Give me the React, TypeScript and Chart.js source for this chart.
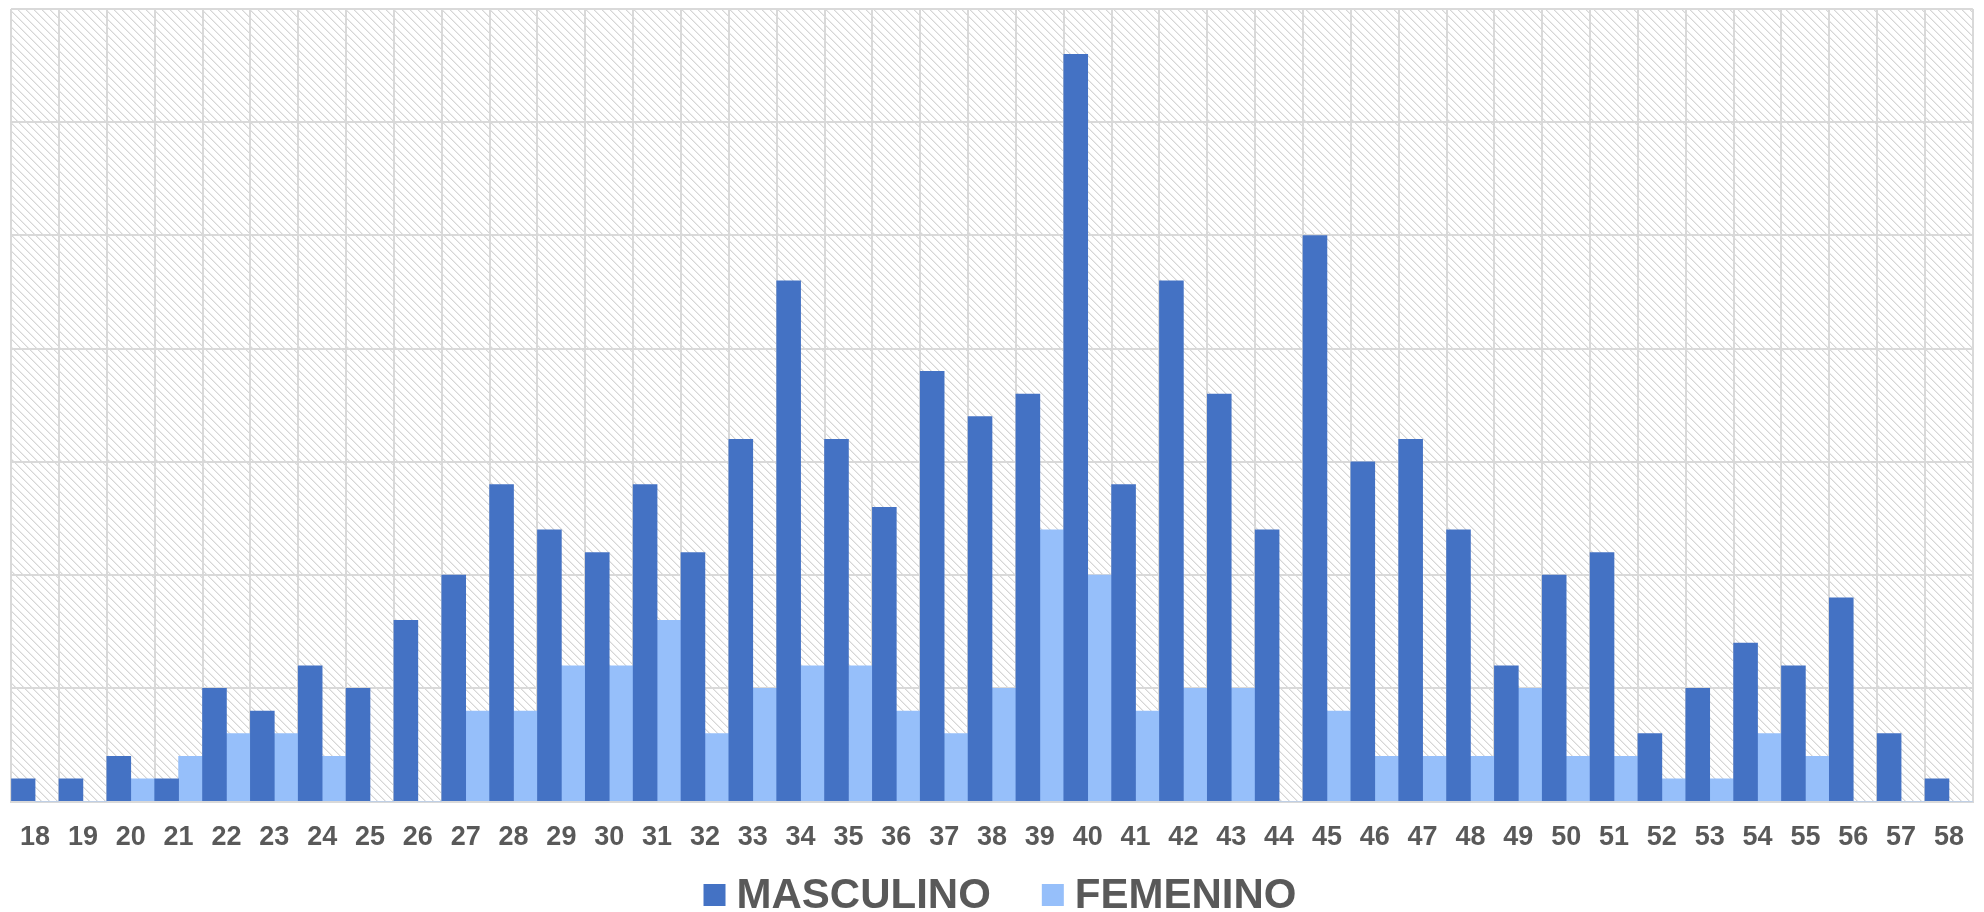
import React, { useEffect, useRef } from "react";
import { Chart, registerables } from "chart.js";

Chart.register(...registerables);

const ages = ["18","19","20","21","22","23","24","25","26","27","28","29","30","31","32","33","34","35","36","37","38","39","40","41","42","43","44","45","46","47","48","49","50","51","52","53","54","55","56","57","58"];
const masculino = [1,1,2,1,5,4,6,5,8,10,14,12,11,14,11,16,23,16,13,19,17,18,33,14,23,18,12,25,15,16,12,6,10,11,3,5,7,6,9,3,1];
const femenino = [0,0,1,2,3,3,2,0,0,4,4,6,6,8,3,5,6,6,4,3,5,12,10,4,5,5,0,4,2,2,2,5,2,2,1,1,3,2,0,0,0];
const seriesNames = ["MASCULINO", "FEMENINO"];
const seriesColors = ["#4472C4", "#96BFFA"];
const yMax = 35;
const yStep = 5;

const FONT = "'Liberation Sans', Arial, sans-serif";

function makePattern(ctx: CanvasRenderingContext2D) {
  const size = 8;
  const c = document.createElement("canvas");
  c.width = size;
  c.height = size;
  const p = c.getContext("2d")!;
  p.fillStyle = "#ffffff";
  p.fillRect(0, 0, size, size);
  for (let y = 0; y < size; y++) {
    for (let x = 0; x < size; x++) {
      const d = (x - y + size * 2) % size;
      if (d === 0) {
        p.fillStyle = "#d6d6d6";
        p.fillRect(x, y, 1, 1);
      } else if (d === 1) {
        p.fillStyle = "#ececec";
        p.fillRect(x, y, 1, 1);
      }
    }
  }
  return ctx.createPattern(c, "repeat");
}

const backgroundPlugin = {
  id: "hatchBg",
  beforeDraw(chart: any) {
    const { ctx, chartArea, width, height } = chart;
    ctx.save();
    ctx.fillStyle = "#ffffff";
    ctx.fillRect(0, 0, width, height);
    const pat = makePattern(ctx);
    if (pat) {
      ctx.fillStyle = pat;
      ctx.fillRect(chartArea.left, chartArea.top, chartArea.right - chartArea.left, chartArea.bottom - chartArea.top);
    }
    ctx.restore();
  },
};

const legendPlugin = {
  id: "customLegend",
  afterDraw(chart: any) {
    const { ctx, width } = chart;
    const box = 22;
    const textGap = 11;
    const itemGap = 51;
    ctx.save();
    ctx.font = `bold 42px ${FONT}`;
    const items = chart.data.datasets.map((ds: any) => ({
      label: ds.label,
      color: ds.backgroundColor,
      w: ctx.measureText(ds.label).width,
    }));
    let total = 0;
    items.forEach((it: any, i: number) => {
      total += box + textGap + it.w + (i > 0 ? itemGap : 0);
    });
    let x = (width - total) / 2 + 8;
    const baseline = 908;
    items.forEach((it: any) => {
      ctx.fillStyle = it.color;
      ctx.fillRect(x, 884, box, box);
      x += box + textGap;
      ctx.fillStyle = "#595959";
      ctx.textBaseline = "alphabetic";
      ctx.textAlign = "left";
      ctx.fillText(it.label, x, baseline);
      x += it.w + itemGap;
    });
    ctx.restore();
  },
};

export default function App() {
  const ref = useRef<HTMLCanvasElement | null>(null);
  useEffect(() => {
    if (!ref.current) return;
    const chart = new Chart(ref.current, {
      type: "bar",
      data: {
        labels: ages,
        datasets: [
          { label: seriesNames[0], data: masculino, backgroundColor: seriesColors[0], borderWidth: 0 },
          { label: seriesNames[1], data: femenino, backgroundColor: seriesColors[1], borderWidth: 0 },
        ],
      },
      options: {
        responsive: false,
        animation: false,
        devicePixelRatio: 1,
        layout: { padding: { left: 8, right: 7, top: 9, bottom: 38 } },
        datasets: { bar: { categoryPercentage: 1, barPercentage: 1 } },
        plugins: {
          legend: { display: false },
          tooltip: { enabled: false },
          title: { display: false },
        },
        scales: {
          x: {
            grid: { color: "#d9d9d9", lineWidth: 2, drawTicks: false, offset: true },
            border: { color: "#d9d9d9", width: 2 },
            ticks: {
              color: "#595959",
              font: { family: FONT, size: 27, weight: "bold" },
              padding: 20,
              maxRotation: 0,
              autoSkip: false,
            },
          },
          y: {
            min: 0,
            max: yMax,
            ticks: { display: false, stepSize: yStep },
            grid: { color: "#d9d9d9", lineWidth: 2, drawTicks: false },
            border: { display: false },
          },
        },
      },
      plugins: [backgroundPlugin, legendPlugin],
    });
    return () => chart.destroy();
  }, []);
  return (
    <div style={{ position: "fixed", left: 0, top: 0, width: 1984, height: 912, background: "#fff" }}>
      <canvas ref={ref} width={1984} height={912} style={{ width: 1984, height: 912, display: "block" }} />
    </div>
  );
}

-*-

* _What you need to do_:
Copy the material shown above in full and exactly. Skip the pictures.

* _Result of the task_:
Give me the React, TypeScript and Chart.js source for this chart.
import React, { useEffect, useRef } from "react";
import { Chart, registerables } from "chart.js";

Chart.register(...registerables);

const ages = ["18","19","20","21","22","23","24","25","26","27","28","29","30","31","32","33","34","35","36","37","38","39","40","41","42","43","44","45","46","47","48","49","50","51","52","53","54","55","56","57","58"];
const masculino = [1,1,2,1,5,4,6,5,8,10,14,12,11,14,11,16,23,16,13,19,17,18,33,14,23,18,12,25,15,16,12,6,10,11,3,5,7,6,9,3,1];
const femenino = [0,0,1,2,3,3,2,0,0,4,4,6,6,8,3,5,6,6,4,3,5,12,10,4,5,5,0,4,2,2,2,5,2,2,1,1,3,2,0,0,0];
const seriesNames = ["MASCULINO", "FEMENINO"];
const seriesColors = ["#4472C4", "#96BFFA"];
const yMax = 35;
const yStep = 5;

const FONT = "'Liberation Sans', Arial, sans-serif";

function makePattern(ctx: CanvasRenderingContext2D) {
  const size = 8;
  const c = document.createElement("canvas");
  c.width = size;
  c.height = size;
  const p = c.getContext("2d")!;
  p.fillStyle = "#ffffff";
  p.fillRect(0, 0, size, size);
  for (let y = 0; y < size; y++) {
    for (let x = 0; x < size; x++) {
      const d = (x - y + size * 2) % size;
      if (d === 0) {
        p.fillStyle = "#d6d6d6";
        p.fillRect(x, y, 1, 1);
      } else if (d === 1) {
        p.fillStyle = "#ececec";
        p.fillRect(x, y, 1, 1);
      }
    }
  }
  return ctx.createPattern(c, "repeat");
}

const backgroundPlugin = {
  id: "hatchBg",
  beforeDraw(chart: any) {
    const { ctx, chartArea, width, height } = chart;
    ctx.save();
    ctx.fillStyle = "#ffffff";
    ctx.fillRect(0, 0, width, height);
    const pat = makePattern(ctx);
    if (pat) {
      ctx.fillStyle = pat;
      ctx.fillRect(chartArea.left, chartArea.top, chartArea.right - chartArea.left, chartArea.bottom - chartArea.top);
    }
    ctx.restore();
  },
};

const legendPlugin = {
  id: "customLegend",
  afterDraw(chart: any) {
    const { ctx, width } = chart;
    const box = 22;
    const textGap = 11;
    const itemGap = 51;
    ctx.save();
    ctx.font = `bold 42px ${FONT}`;
    const items = chart.data.datasets.map((ds: any) => ({
      label: ds.label,
      color: ds.backgroundColor,
      w: ctx.measureText(ds.label).width,
    }));
    let total = 0;
    items.forEach((it: any, i: number) => {
      total += box + textGap + it.w + (i > 0 ? itemGap : 0);
    });
    let x = (width - total) / 2 + 8;
    const baseline = 908;
    items.forEach((it: any) => {
      ctx.fillStyle = it.color;
      ctx.fillRect(x, 884, box, box);
      x += box + textGap;
      ctx.fillStyle = "#595959";
      ctx.textBaseline = "alphabetic";
      ctx.textAlign = "left";
      ctx.fillText(it.label, x, baseline);
      x += it.w + itemGap;
    });
    ctx.restore();
  },
};

export default function App() {
  const ref = useRef<HTMLCanvasElement | null>(null);
  useEffect(() => {
    if (!ref.current) return;
    const chart = new Chart(ref.current, {
      type: "bar",
      data: {
        labels: ages,
        datasets: [
          { label: seriesNames[0], data: masculino, backgroundColor: seriesColors[0], borderWidth: 0 },
          { label: seriesNames[1], data: femenino, backgroundColor: seriesColors[1], borderWidth: 0 },
        ],
      },
      options: {
        responsive: false,
        animation: false,
        devicePixelRatio: 1,
        layout: { padding: { left: 8, right: 7, top: 9, bottom: 38 } },
        datasets: { bar: { categoryPercentage: 1, barPercentage: 1 } },
        plugins: {
          legend: { display: false },
          tooltip: { enabled: false },
          title: { display: false },
        },
        scales: {
          x: {
            grid: { color: "#d9d9d9", lineWidth: 2, drawTicks: false, offset: true },
            border: { color: "#d9d9d9", width: 2 },
            ticks: {
              color: "#595959",
              font: { family: FONT, size: 27, weight: "bold" },
              padding: 20,
              maxRotation: 0,
              autoSkip: false,
            },
          },
          y: {
            min: 0,
            max: yMax,
            ticks: { display: false, stepSize: yStep },
            grid: { color: "#d9d9d9", lineWidth: 2, drawTicks: false },
            border: { display: false },
          },
        },
      },
      plugins: [backgroundPlugin, legendPlugin],
    });
    return () => chart.destroy();
  }, []);
  return (
    <div style={{ position: "fixed", left: 0, top: 0, width: 1984, height: 912, background: "#fff" }}>
      <canvas ref={ref} width={1984} height={912} style={{ width: 1984, height: 912, display: "block" }} />
    </div>
  );
}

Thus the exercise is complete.